From the listing that follows, reproduce only the lines from the one holding "Convert this chart to matplotlib code." through the one holding "from matplotlib.ticker import FixedLocator", both included, with no pictures.

-.-.-

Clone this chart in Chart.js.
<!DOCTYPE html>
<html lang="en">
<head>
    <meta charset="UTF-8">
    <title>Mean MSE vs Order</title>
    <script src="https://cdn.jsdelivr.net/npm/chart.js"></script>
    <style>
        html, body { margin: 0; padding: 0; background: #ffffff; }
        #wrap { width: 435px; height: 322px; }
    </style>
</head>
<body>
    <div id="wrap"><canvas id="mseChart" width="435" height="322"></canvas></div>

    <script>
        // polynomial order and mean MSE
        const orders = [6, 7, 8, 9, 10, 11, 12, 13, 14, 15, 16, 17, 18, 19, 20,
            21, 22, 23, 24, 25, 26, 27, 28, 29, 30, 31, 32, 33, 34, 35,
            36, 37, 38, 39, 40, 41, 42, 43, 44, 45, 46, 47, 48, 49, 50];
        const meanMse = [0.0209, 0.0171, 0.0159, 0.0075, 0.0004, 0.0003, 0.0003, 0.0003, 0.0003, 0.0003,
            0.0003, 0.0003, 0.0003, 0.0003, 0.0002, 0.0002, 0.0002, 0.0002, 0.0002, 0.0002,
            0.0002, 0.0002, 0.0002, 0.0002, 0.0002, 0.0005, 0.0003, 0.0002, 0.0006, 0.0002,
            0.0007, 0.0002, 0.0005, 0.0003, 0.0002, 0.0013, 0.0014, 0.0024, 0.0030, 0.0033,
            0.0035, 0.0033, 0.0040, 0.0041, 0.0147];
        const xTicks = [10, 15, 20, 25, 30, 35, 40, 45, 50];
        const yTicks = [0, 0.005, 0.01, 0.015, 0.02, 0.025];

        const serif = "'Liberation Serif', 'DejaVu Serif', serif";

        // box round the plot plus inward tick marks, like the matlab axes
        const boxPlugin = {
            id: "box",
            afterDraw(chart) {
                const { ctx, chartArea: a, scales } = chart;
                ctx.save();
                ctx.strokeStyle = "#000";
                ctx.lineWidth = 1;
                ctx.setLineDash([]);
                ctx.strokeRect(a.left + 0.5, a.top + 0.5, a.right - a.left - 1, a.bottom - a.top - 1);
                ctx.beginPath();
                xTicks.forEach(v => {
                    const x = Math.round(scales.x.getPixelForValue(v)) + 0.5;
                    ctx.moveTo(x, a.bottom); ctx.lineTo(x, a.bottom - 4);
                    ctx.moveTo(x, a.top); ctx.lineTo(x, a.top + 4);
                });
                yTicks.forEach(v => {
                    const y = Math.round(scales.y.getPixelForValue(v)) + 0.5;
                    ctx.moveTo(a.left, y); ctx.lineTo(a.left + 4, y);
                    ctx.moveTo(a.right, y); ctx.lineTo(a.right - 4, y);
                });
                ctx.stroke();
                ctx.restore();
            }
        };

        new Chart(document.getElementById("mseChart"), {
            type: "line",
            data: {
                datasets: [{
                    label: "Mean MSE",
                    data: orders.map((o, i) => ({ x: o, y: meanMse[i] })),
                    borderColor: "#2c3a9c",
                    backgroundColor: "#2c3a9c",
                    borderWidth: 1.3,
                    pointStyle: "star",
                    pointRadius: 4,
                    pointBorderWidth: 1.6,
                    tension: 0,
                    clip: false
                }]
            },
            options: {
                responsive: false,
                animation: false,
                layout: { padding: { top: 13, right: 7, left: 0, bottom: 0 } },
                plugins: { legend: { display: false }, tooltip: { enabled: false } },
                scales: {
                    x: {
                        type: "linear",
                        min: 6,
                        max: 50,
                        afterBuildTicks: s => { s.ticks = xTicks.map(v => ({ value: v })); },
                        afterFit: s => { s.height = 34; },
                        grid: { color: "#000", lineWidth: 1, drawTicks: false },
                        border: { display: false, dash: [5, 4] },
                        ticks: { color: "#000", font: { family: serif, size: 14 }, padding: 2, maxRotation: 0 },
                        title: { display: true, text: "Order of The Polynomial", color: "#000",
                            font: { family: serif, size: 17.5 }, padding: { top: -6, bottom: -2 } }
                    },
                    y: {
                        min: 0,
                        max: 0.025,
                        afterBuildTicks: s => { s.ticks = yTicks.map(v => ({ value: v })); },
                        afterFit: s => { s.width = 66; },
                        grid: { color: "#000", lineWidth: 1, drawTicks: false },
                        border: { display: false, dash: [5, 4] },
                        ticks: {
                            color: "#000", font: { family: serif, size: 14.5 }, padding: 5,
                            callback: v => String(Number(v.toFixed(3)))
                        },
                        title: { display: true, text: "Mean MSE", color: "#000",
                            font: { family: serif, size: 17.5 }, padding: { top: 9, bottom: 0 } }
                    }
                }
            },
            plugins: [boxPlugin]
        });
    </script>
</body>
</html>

-.-.-

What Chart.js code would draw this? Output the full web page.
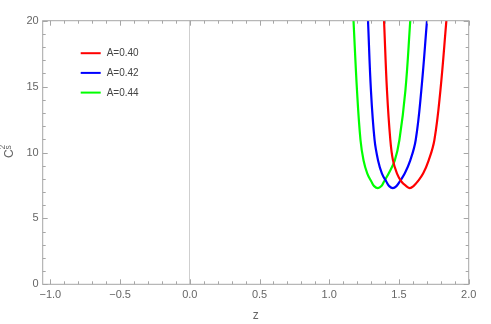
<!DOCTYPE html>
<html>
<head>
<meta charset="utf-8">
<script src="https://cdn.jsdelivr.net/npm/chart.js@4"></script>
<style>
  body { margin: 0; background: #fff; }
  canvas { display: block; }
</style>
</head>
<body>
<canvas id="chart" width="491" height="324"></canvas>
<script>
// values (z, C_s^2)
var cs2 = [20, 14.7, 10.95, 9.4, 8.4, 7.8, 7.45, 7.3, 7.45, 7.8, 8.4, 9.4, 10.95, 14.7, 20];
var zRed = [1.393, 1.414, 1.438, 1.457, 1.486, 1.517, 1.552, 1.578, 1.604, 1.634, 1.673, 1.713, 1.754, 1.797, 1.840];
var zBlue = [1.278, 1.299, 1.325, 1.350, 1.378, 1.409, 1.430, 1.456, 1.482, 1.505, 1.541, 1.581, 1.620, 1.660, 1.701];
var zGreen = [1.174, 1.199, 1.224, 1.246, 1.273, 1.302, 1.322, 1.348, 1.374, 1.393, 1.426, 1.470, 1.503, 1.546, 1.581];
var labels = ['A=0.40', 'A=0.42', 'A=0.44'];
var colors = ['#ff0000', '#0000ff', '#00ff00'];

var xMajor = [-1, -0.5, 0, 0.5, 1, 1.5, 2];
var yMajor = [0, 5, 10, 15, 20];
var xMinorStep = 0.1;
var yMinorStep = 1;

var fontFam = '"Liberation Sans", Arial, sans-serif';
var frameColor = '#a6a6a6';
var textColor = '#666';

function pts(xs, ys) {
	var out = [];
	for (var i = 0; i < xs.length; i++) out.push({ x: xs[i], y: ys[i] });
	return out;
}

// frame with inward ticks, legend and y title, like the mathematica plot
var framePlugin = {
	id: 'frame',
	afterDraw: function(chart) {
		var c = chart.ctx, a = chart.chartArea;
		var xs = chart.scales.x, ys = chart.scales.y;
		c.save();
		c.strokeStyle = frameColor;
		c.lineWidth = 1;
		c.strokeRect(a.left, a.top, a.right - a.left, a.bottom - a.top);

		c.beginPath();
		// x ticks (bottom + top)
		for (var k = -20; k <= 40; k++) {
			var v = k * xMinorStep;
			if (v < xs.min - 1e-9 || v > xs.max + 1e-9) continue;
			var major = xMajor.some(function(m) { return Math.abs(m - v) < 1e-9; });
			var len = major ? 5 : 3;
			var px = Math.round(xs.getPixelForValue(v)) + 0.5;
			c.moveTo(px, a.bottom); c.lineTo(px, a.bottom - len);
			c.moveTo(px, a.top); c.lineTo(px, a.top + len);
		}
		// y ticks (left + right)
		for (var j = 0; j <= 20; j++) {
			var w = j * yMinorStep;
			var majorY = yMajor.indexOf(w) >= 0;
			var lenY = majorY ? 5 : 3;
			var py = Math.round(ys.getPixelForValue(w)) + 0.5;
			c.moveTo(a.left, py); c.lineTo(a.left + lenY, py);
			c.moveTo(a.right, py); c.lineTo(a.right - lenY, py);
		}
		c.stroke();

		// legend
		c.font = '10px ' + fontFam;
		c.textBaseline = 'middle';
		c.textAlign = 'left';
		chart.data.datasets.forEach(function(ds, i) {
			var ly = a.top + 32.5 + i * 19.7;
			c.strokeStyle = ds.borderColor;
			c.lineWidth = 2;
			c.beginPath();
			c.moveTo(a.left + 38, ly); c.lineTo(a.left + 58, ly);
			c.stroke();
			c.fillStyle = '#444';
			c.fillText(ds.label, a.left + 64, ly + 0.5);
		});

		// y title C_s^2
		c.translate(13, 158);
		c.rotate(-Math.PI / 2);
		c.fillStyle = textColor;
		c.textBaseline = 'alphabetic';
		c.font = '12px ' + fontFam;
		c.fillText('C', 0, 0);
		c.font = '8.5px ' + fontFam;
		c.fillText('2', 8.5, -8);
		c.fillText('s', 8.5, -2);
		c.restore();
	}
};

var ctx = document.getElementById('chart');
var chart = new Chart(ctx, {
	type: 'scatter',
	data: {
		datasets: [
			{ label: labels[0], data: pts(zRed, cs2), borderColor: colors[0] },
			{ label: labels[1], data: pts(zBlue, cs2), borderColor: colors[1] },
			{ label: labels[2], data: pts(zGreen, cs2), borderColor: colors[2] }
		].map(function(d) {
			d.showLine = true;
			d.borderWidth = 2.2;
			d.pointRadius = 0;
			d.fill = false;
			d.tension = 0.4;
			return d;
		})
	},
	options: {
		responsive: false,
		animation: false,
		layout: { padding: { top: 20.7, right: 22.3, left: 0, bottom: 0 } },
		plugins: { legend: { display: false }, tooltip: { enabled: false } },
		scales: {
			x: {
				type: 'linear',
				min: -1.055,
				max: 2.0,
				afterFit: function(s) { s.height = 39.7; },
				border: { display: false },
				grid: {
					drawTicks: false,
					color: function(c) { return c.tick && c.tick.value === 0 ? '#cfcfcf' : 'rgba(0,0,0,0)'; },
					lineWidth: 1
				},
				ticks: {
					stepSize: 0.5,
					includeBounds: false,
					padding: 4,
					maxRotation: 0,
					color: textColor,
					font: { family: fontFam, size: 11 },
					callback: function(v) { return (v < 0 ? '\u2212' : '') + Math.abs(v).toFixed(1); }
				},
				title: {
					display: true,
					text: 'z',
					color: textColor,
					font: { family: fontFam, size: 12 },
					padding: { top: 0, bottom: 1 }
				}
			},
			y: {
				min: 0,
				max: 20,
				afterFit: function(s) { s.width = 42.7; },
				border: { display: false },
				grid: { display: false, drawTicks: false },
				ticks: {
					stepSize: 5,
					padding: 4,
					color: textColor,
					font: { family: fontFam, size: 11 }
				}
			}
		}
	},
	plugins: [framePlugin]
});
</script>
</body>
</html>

-.-.-

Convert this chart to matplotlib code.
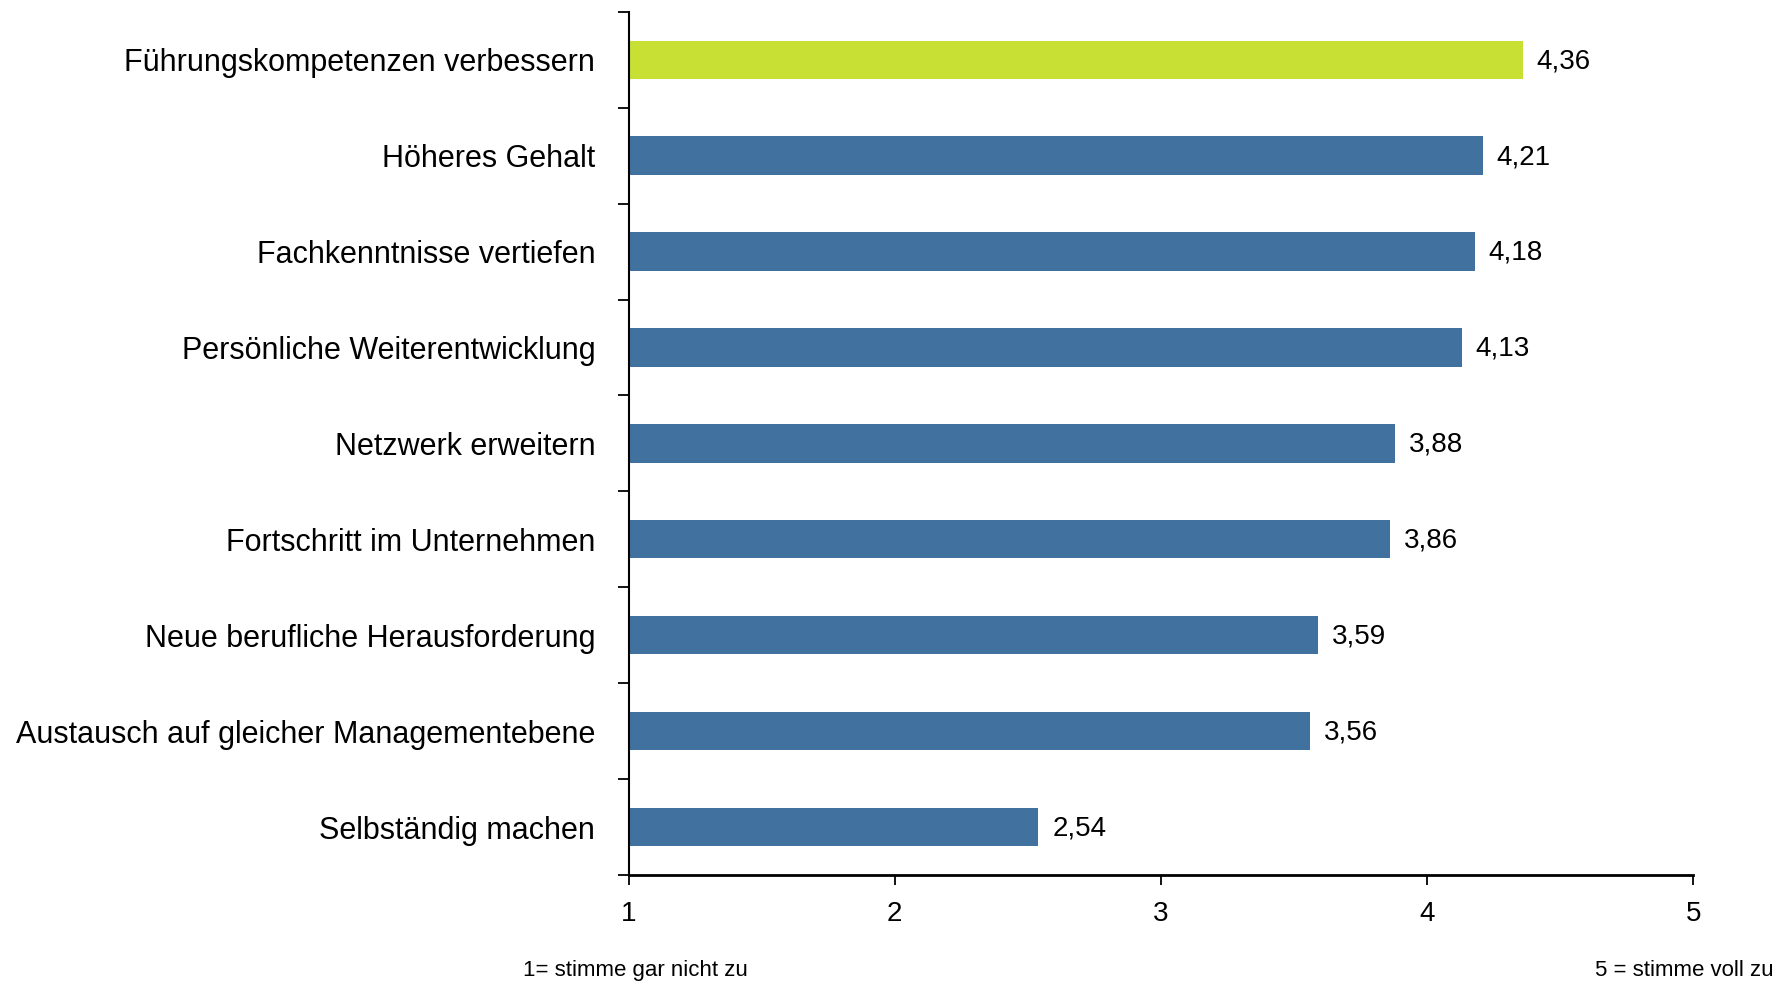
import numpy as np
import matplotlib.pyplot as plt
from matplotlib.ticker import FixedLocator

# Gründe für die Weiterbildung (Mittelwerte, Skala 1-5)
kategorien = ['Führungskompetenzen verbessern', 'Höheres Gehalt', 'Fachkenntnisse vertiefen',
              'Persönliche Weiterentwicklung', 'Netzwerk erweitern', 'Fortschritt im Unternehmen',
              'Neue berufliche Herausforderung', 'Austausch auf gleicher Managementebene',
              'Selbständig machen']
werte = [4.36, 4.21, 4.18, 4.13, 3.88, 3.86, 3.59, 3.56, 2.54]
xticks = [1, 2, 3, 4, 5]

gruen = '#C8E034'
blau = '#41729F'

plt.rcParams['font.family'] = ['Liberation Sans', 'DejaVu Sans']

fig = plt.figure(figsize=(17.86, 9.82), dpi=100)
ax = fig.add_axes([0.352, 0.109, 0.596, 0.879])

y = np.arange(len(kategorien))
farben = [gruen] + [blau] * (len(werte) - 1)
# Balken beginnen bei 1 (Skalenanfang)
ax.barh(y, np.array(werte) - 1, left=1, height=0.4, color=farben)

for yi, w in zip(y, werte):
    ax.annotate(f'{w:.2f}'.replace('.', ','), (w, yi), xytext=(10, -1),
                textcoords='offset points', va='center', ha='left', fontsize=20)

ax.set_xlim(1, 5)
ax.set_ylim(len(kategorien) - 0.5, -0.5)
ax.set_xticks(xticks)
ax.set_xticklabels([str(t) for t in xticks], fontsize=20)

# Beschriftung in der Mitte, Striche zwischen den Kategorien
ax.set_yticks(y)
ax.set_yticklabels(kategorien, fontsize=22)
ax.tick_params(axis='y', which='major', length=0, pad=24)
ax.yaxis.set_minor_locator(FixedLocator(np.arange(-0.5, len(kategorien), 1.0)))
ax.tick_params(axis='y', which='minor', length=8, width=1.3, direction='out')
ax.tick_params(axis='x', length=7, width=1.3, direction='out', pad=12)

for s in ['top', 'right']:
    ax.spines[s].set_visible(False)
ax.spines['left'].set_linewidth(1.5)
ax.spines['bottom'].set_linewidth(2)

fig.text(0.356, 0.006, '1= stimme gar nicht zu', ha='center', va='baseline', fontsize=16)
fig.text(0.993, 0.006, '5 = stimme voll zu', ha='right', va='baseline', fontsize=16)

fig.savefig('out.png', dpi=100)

-.-.-

■ **Full response**:
Convert this chart to matplotlib code.
import numpy as np
import matplotlib.pyplot as plt
from matplotlib.ticker import FixedLocator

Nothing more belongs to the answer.